EXERCISE:
Gather all lines containing the string "matplotlib" and copy them out.

::::

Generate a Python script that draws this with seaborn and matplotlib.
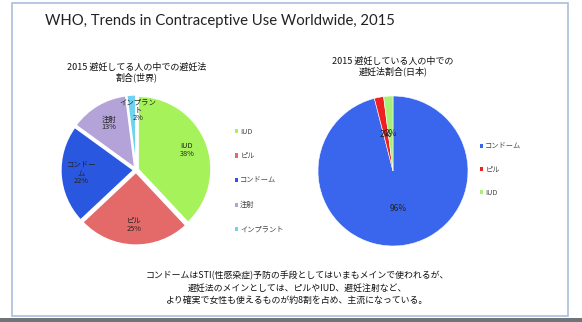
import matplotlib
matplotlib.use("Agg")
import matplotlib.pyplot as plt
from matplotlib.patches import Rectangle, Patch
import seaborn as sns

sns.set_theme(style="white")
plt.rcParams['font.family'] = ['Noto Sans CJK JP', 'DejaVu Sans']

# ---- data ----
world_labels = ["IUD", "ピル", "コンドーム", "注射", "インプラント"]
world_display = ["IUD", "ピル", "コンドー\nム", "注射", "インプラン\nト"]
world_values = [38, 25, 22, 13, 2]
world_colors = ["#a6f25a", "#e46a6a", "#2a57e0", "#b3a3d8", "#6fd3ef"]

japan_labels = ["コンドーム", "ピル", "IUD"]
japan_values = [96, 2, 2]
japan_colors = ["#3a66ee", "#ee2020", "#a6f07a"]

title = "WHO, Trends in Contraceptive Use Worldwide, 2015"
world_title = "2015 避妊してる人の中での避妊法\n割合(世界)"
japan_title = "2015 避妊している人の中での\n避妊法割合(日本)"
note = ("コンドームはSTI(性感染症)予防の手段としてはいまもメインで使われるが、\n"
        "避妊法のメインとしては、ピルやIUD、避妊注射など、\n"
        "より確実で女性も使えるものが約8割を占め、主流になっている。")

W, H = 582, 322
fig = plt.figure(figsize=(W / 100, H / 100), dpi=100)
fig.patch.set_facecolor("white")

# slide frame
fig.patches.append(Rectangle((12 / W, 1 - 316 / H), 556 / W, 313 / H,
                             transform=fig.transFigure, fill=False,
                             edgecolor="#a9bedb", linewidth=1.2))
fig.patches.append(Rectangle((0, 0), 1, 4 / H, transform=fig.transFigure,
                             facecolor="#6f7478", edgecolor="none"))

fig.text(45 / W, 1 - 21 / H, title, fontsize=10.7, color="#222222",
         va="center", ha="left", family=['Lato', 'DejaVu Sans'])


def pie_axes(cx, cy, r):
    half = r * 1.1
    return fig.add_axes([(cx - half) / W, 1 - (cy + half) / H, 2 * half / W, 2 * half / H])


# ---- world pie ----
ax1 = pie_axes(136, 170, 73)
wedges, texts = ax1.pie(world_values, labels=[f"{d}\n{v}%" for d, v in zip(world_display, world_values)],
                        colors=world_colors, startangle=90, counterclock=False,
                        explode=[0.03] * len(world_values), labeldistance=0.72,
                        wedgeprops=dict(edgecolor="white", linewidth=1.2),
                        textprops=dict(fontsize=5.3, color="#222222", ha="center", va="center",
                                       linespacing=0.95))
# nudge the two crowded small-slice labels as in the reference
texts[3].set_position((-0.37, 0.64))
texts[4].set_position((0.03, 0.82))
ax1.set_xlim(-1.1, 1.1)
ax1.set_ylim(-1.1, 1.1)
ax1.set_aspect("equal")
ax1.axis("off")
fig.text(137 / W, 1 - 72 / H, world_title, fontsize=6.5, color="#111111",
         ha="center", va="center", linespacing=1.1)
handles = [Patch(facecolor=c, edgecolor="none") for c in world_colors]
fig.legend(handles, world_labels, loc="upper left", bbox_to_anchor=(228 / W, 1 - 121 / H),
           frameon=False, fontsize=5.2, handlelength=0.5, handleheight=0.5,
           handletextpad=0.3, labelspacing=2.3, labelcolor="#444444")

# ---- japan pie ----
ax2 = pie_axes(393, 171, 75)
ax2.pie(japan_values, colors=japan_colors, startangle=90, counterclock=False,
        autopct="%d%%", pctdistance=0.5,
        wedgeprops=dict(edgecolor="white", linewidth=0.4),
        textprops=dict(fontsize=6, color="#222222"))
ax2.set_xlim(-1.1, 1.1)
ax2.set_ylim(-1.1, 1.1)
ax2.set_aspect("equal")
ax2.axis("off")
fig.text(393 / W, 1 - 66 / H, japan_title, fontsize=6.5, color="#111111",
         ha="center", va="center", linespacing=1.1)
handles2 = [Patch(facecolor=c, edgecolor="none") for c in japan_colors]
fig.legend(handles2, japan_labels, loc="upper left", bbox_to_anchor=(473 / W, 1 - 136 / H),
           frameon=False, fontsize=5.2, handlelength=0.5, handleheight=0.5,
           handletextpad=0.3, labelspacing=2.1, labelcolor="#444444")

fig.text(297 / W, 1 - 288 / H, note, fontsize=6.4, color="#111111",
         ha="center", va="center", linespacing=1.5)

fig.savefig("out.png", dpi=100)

::::

TASK RESPONSE:
Generate a Python script that draws this with seaborn and matplotlib.
import matplotlib
matplotlib.use("Agg")
import matplotlib.pyplot as plt
from matplotlib.patches import Rectangle, Patch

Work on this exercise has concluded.